The album is a musical journey from modern rock normality into a flurry of creative experimentation. The album starts with what sounds like B-52s-with-crunchy-guitars (Space and Mexico) and ends with a song of casual, even dreamy vocals that flips abruptly into a jazz-backed monologue about life in a monastery, and other motifs (Space Love & Bullfighting Suite). True to form, Havalina offers a combination of modern rock, '80s alternative, traditional Spanish, and music that is outright strange.
Lyrics usually focus on . . . well -- space, love, and bull fighting. The songs touch on madness, the fall of a matador, singing cowboys, love, almost-breaking-up and breaking up. The production works rather well. Instrumentation is competent but not striking (not surprising for a group exhibiting so much diversity over the years), but the band uses musical styles the way some composers use instruments: styles weave in and out from track to track -- and within each track -- to tie together lyrical themes.
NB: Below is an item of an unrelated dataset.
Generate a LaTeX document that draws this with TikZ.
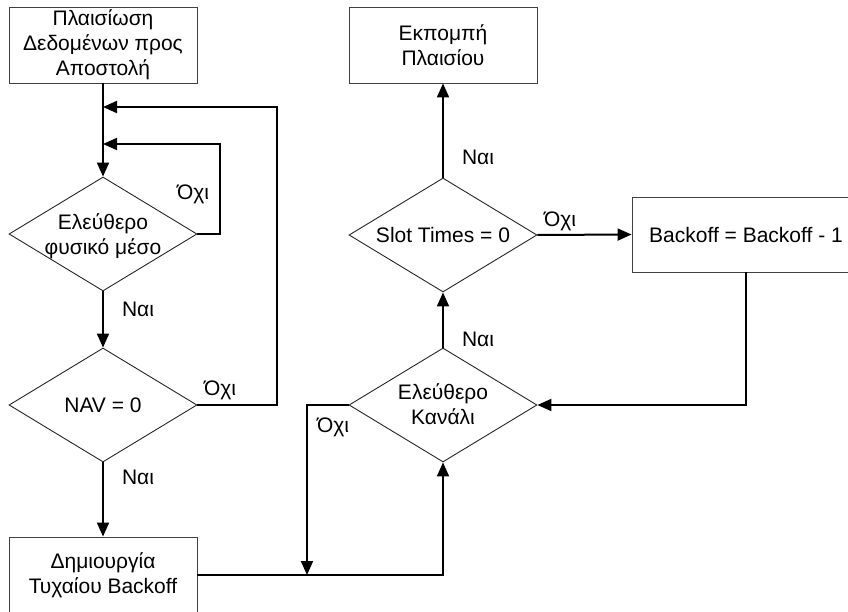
\documentclass[tikz,border=0pt]{standalone}
\usepackage{fontspec}
\setmainfont{Liberation Sans}
\usetikzlibrary{shapes.geometric,arrows.meta}
\begin{document}
\begin{tikzpicture}[x=1pt,y=-1pt,
  every node/.style={font=\fontsize{21}{25}\selectfont},
  procbox/.style={draw=black!75, line width=0.9pt, rectangle, minimum width=188pt,
    minimum height=76pt, inner sep=0pt, align=center},
  decision/.style={draw=black!85, line width=0.9pt, diamond, minimum width=188pt,
    minimum height=114pt, inner sep=0pt},
  txt/.style={align=center, inner sep=0pt},
  flow/.style={line width=2pt, -{Triangle[length=14pt,width=12pt]}},
  tag/.style={anchor=base, inner sep=0pt}]
  % canvas
  \useasboundingbox (0,0) rectangle (848,612);
  \clip (0,0) rectangle (848,612);
  \fill[white] (0,0) rectangle (848,612);

  % left column
  \node[procbox] (frame) at (103,45) {Πλαισίωση\\Δεδομένων προς\\Αποστολή};
  \node[decision] (medium) at (103,234) {};
  \node[txt] (mediumtxt) at (103,236) {Ελεύθερο\\φυσικό μέσο};
  \node[decision] (nav) at (103,405) {};
  \node[txt] (navtxt) at (103,405) {NAV = 0};
  \node[procbox] (rand) at (103,575) {Δημιουργία\\Τυχαίου Backoff};

  % right column
  \node[procbox] (send) at (443,45) {Εκπομπή\\Πλαισίου};
  \node[decision] (slot) at (443,235) {};
  \node[txt] (slottxt) at (443,235) {Slot Times = 0};
  \node[decision] (chan) at (443,405) {};
  \node[txt] (chantxt) at (443,404) {Ελεύθερο\\Κανάλι};
  \node[procbox, minimum width=228pt, minimum height=75pt] (dec) at (746,234.5)
    {Backoff = Backoff - 1};

  % junction points on the connectors
  \coordinate (innerin) at (103,144);
  \coordinate (outerin) at (103,107);
  \coordinate (retry) at (307,575);

  % connectors
  \draw[flow] (frame.south) -- (medium.north);
  \draw[flow] (medium.east) -- ++(23,0) |- (innerin);
  \draw[flow] (nav.east) -- ++(80,0) |- (outerin);
  \draw[flow] (medium.south) -- (nav.north);
  \draw[flow] (nav.south) -- (rand.north);
  \draw[flow] (rand.east) -| (chan.south);
  \draw[flow] (chan.west) -| (retry);
  \draw[flow] (chan.north) -- (slot.south);
  \draw[flow] (slot.north) -- (send.south);
  \draw[flow] (slot.east) -- (dec.west);
  \draw[flow] (dec.south) |- (chan.east);

  % branch labels
  \node[tag] (no1) at (193,200) {Όχι};
  \node[tag] (yes1) at (138,316) {Ναι};
  \node[tag] (no2) at (220,395) {Όχι};
  \node[tag] (yes2) at (138,484) {Ναι};
  \node[tag] (no3) at (333,432) {Όχι};
  \node[tag] (yes3) at (478,346) {Ναι};
  \node[tag] (yes4) at (478,165) {Ναι};
  \node[tag] (no4) at (560,227) {Όχι};
\end{tikzpicture}
\end{document}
The lyrics are the album's most profound strength. Songs speak of adventure, tragedies, and romantic love with a tenderness, honesty and creativity that can be shocking, in the best way. While some artists on Christian radio struggle to rise above the cliché, and while so many bands on non-Christian radio make a name by caring as little as possible, it is magnificent to see a group of Christians dismissing the trite and singing about the winsome, the heartrending and the amusing in an original and compassionate way.